STATED EXERCISE
Please restate, exactly as written, the lines running from the beginning of the material through the line that has "ax.set_axisbelow(True)" in it.

DATA SHOWN
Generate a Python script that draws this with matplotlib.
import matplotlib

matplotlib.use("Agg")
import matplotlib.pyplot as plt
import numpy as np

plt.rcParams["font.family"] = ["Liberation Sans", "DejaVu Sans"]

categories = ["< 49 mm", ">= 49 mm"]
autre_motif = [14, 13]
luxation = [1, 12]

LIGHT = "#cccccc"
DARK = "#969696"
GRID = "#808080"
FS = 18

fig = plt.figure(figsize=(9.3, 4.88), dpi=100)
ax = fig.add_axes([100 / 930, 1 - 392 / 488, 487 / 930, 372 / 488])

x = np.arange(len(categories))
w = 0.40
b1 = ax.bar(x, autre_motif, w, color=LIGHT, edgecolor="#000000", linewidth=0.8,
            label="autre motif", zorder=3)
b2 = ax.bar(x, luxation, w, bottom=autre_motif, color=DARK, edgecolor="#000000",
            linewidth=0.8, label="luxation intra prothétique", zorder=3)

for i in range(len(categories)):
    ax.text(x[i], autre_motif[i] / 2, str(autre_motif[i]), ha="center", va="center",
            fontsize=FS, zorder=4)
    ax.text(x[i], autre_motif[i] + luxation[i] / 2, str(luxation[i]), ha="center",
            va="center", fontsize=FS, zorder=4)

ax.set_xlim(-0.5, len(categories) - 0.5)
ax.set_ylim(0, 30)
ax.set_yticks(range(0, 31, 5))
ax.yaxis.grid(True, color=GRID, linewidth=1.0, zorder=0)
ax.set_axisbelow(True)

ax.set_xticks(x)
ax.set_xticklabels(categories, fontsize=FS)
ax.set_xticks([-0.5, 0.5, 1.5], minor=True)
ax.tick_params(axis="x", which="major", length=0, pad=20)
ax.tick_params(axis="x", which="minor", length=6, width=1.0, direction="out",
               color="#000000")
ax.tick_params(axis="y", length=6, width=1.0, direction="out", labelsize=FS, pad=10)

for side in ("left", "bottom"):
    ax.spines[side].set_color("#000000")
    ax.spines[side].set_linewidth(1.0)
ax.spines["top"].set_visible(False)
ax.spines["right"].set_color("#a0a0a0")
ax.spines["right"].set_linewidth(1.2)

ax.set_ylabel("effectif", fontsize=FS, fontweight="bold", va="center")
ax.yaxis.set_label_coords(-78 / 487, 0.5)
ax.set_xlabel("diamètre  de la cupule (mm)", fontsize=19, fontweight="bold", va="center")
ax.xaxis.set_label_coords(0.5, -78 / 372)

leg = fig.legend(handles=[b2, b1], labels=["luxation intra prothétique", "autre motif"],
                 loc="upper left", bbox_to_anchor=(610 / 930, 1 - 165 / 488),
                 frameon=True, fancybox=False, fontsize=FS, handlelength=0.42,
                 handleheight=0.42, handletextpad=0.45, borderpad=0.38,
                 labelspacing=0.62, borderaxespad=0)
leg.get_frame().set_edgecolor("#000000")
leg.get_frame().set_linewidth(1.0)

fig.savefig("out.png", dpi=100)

THE RESULT
Generate a Python script that draws this with matplotlib.
import matplotlib

matplotlib.use("Agg")
import matplotlib.pyplot as plt
import numpy as np

plt.rcParams["font.family"] = ["Liberation Sans", "DejaVu Sans"]

categories = ["< 49 mm", ">= 49 mm"]
autre_motif = [14, 13]
luxation = [1, 12]

LIGHT = "#cccccc"
DARK = "#969696"
GRID = "#808080"
FS = 18

fig = plt.figure(figsize=(9.3, 4.88), dpi=100)
ax = fig.add_axes([100 / 930, 1 - 392 / 488, 487 / 930, 372 / 488])

x = np.arange(len(categories))
w = 0.40
b1 = ax.bar(x, autre_motif, w, color=LIGHT, edgecolor="#000000", linewidth=0.8,
            label="autre motif", zorder=3)
b2 = ax.bar(x, luxation, w, bottom=autre_motif, color=DARK, edgecolor="#000000",
            linewidth=0.8, label="luxation intra prothétique", zorder=3)

for i in range(len(categories)):
    ax.text(x[i], autre_motif[i] / 2, str(autre_motif[i]), ha="center", va="center",
            fontsize=FS, zorder=4)
    ax.text(x[i], autre_motif[i] + luxation[i] / 2, str(luxation[i]), ha="center",
            va="center", fontsize=FS, zorder=4)

ax.set_xlim(-0.5, len(categories) - 0.5)
ax.set_ylim(0, 30)
ax.set_yticks(range(0, 31, 5))
ax.yaxis.grid(True, color=GRID, linewidth=1.0, zorder=0)
ax.set_axisbelow(True)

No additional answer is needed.